Critical Condition: Sweetbitter

Sweetbitter | SoHo2, 8.00 Thursday

☆☆☆ “Based on the novel by Stephanie Danler (who also serves as an executive producer and writer), Sweetbitter follows 22-year-old Tess (Ella Purnell) after she spontaneously moves to New York City, alone and without a real plan. Despite being an English major and only having experience in a small coffee shop, she snags a trial basis job training to be a backwaitress at a prestigious Manhattan restaurant. From there, it’s easy to predict what will come next: the booze, the sex, the drugs.” — Variety.

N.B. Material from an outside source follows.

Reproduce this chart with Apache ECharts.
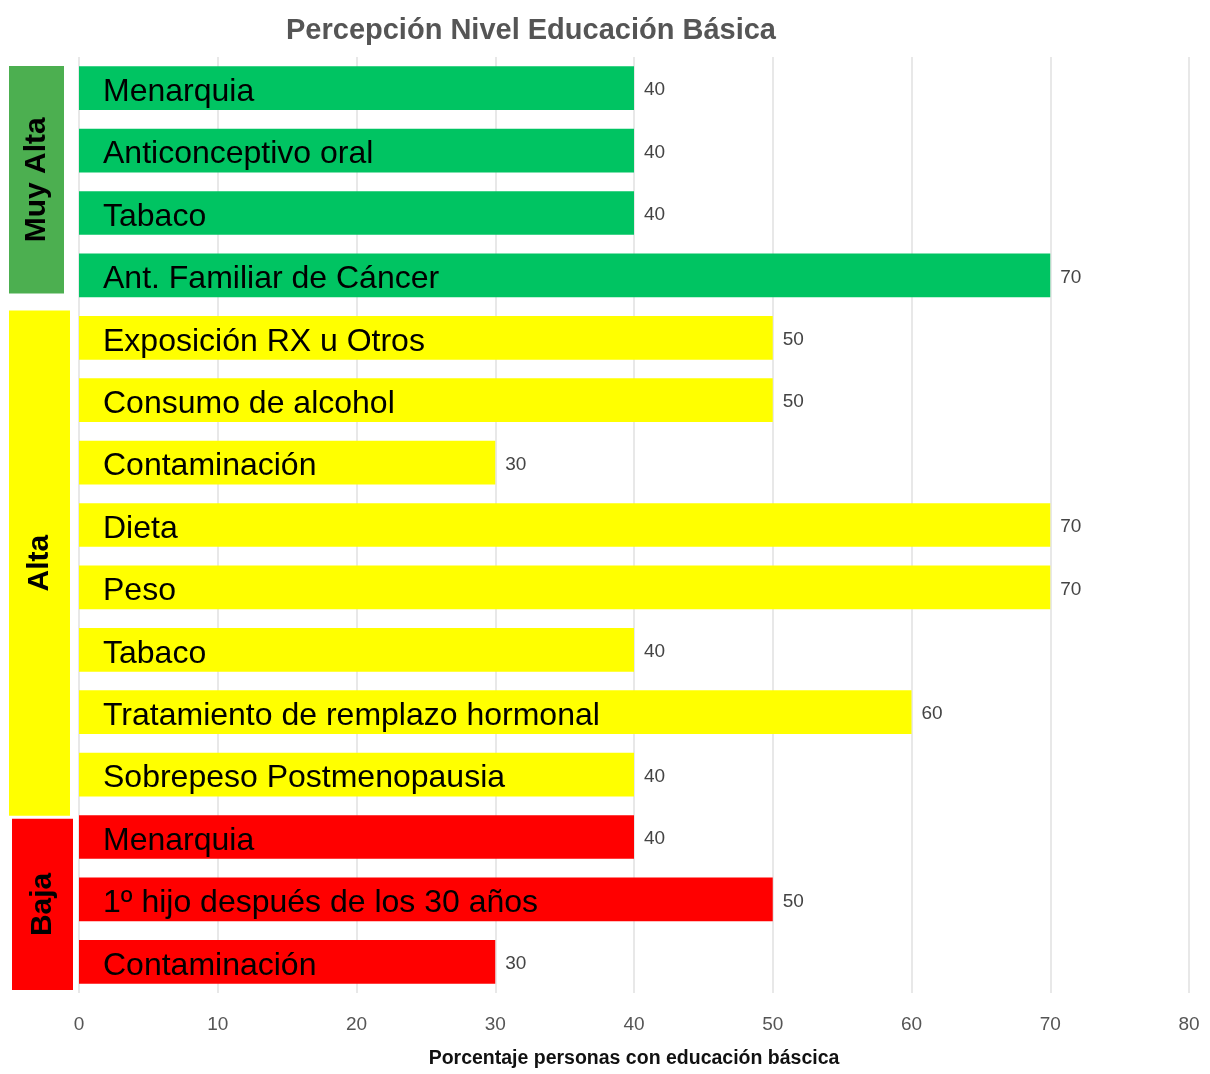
<!DOCTYPE html>
<html>
<head>
<meta charset="utf-8">
<script src="https://cdn.jsdelivr.net/npm/echarts@6/dist/echarts.min.js"></script>
<style>
  html, body { margin: 0; padding: 0; background: #fff; }
  #main { width: 1210px; height: 1074px; }
</style>
</head>
<body>
<div id="main"></div>
<script>
var categories = ['Menarquia', 'Anticonceptivo oral', 'Tabaco', 'Ant. Familiar de Cáncer',
  'Exposición RX u Otros', 'Consumo de alcohol', 'Contaminación', 'Dieta', 'Peso', 'Tabaco',
  'Tratamiento de remplazo hormonal', 'Sobrepeso Postmenopausia',
  'Menarquia', '1º hijo después de los 30 años', 'Contaminación'];
var values = [40, 40, 40, 70, 50, 50, 30, 70, 70, 40, 60, 40, 40, 50, 30];
var levels = ['Muy Alta', 'Muy Alta', 'Muy Alta', 'Muy Alta',
  'Alta', 'Alta', 'Alta', 'Alta', 'Alta', 'Alta', 'Alta', 'Alta',
  'Baja', 'Baja', 'Baja'];
var groupNames = ['Muy Alta', 'Alta', 'Baja'];
var barColors = { 'Muy Alta': '#00c462', 'Alta': '#ffff00', 'Baja': '#ff0000' };
var boxColors = { 'Muy Alta': '#4caf50', 'Alta': '#ffff00', 'Baja': '#ff0000' };
// box look: [x, width, top inset, bottom inset] relative to the group's band
var boxStyle = {
  'Muy Alta': [9, 55, 9, -13],
  'Alta': [9, 61, 4, 10],
  'Baja': [12, 61, 13, -3]
};

var sans = 'Arial, "Liberation Sans", sans-serif';

var barData = values.map(function (v, i) {
  return { value: v, itemStyle: { color: barColors[levels[i]] } };
});

var chart = echarts.init(document.getElementById('main'));
var option = {
  backgroundColor: '#fff',
  animation: false,
  title: {
    text: 'Percepción Nivel Educación Básica',
    left: 281,
    top: 11,
    textStyle: { fontFamily: sans, fontSize: 29, fontWeight: 'bold', color: '#555' }
  },
  grid: { left: 79, right: 21, top: 57, bottom: 76 },
  xAxis: {
    type: 'value',
    min: 0,
    max: 80,
    interval: 10,
    name: 'Porcentaje personas con educación báscica',
    nameLocation: 'middle',
    nameGap: 56,
    nameTextStyle: { fontFamily: sans, fontSize: 19.5, fontWeight: 'bold', color: '#111' },
    axisLine: { show: false },
    axisTick: { show: false },
    axisLabel: { fontFamily: sans, fontSize: 19, color: '#555', margin: 22 },
    splitLine: { lineStyle: { color: '#e8e8e8', width: 2 } }
  },
  yAxis: {
    type: 'category',
    data: categories,
    inverse: true,
    axisLine: { show: false },
    axisTick: { show: false },
    axisLabel: { show: false }
  },
  series: [
    {
      type: 'bar',
      data: barData,
      barCategoryGap: '30%',
      label: {
        show: true,
        position: 'insideLeft',
        distance: 24,
        offset: [0, 4],
        formatter: '{b}',
        fontFamily: sans,
        fontSize: 32,
        color: '#000'
      }
    },
    {
      type: 'bar',
      data: values,
      barGap: '-100%',
      barCategoryGap: '30%',
      itemStyle: { color: 'rgba(0,0,0,0)' },
      label: {
        show: true,
        position: 'right',
        distance: 10,
        offset: [0, 2],
        fontFamily: sans,
        fontSize: 19,
        color: '#444'
      }
    }
  ]
};
chart.setOption(option);

// level boxes on the left, placed from the category axis
var graphics = [];
var band = chart.convertToPixel({ yAxisIndex: 0 }, 1) - chart.convertToPixel({ yAxisIndex: 0 }, 0);
groupNames.forEach(function (g) {
  var s = boxStyle[g];
  var first = levels.indexOf(g);
  var last = levels.lastIndexOf(g);
  var top = chart.convertToPixel({ yAxisIndex: 0 }, first) - band / 2 + s[2];
  var bottom = chart.convertToPixel({ yAxisIndex: 0 }, last) + band / 2 + s[3];
  graphics.push({
    type: 'rect',
    shape: { x: s[0], y: top, width: s[1], height: bottom - top },
    style: { fill: boxColors[g] }
  });
  graphics.push({
    type: 'text',
    x: s[0] + s[1] / 2,
    y: (top + bottom) / 2,
    rotation: Math.PI / 2,
    style: {
      text: g,
      fontFamily: sans,
      fontSize: 30,
      fontWeight: 'bold',
      fill: '#000',
      align: 'center',
      verticalAlign: 'middle'
    }
  });
});
chart.setOption({ graphic: graphics });
</script>
</body>
</html>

☆☆☆☆ “The charms of this drama about the world of a New York restaurant run deep and they make themselves felt with startling speed … Whether thanks to the absence of [smartphones] or not, there’s no missing the ebullience that courses through this splendidly realised drama of ambition, of workplace ties that bind-that brings it roaring spectacularly to life.” — Wall Street Journal.

☆☆☆☆ “The six-episode first season of Sweetbitter is occasionally pleasant, but impossibly slight and stuck with a real dud of an over-teased central romance … So far, Sweetbitter isn’t a show of bold flavours. It’s pretty tame actually. Other than some salty language, it could almost be a CW show, which I’m betting nobody involved was going for. I like some of the ingredients. Knowing the main course involves a relationship that’s already a dud dampens my enthusiasm to stick around for the whole meal.” — The Hollywood Reporter.

☆☆☆☆ “Passable but nothing special, a low-stakes story with nobody worth rooting for. The ensemble cast — including Paul Sparks (The Night Of; House of Cards) as a demanding manager; Tom Sturridge as a bad-boy bartender; assorted others as misfit waiters and kitchen staff — are forced to serve their lines from an unappealingly predictable menu.” — The Washington Post.

☆☆☆☆ “The series does well with scenes full of noise and people, in the restaurant and the places the workers frequent otherwise. (Chaos is a kind of theme here.) Overlapping dialogue, as in a Robert Altman film, translates a textual quirk of Danler’s novel — little poems composed of overheard conversation — suitably to the screen. Still, after six half-hour courses, it’s like a meal that looks great on the plate but makes little impression on the tongue.” — Los Angeles Times.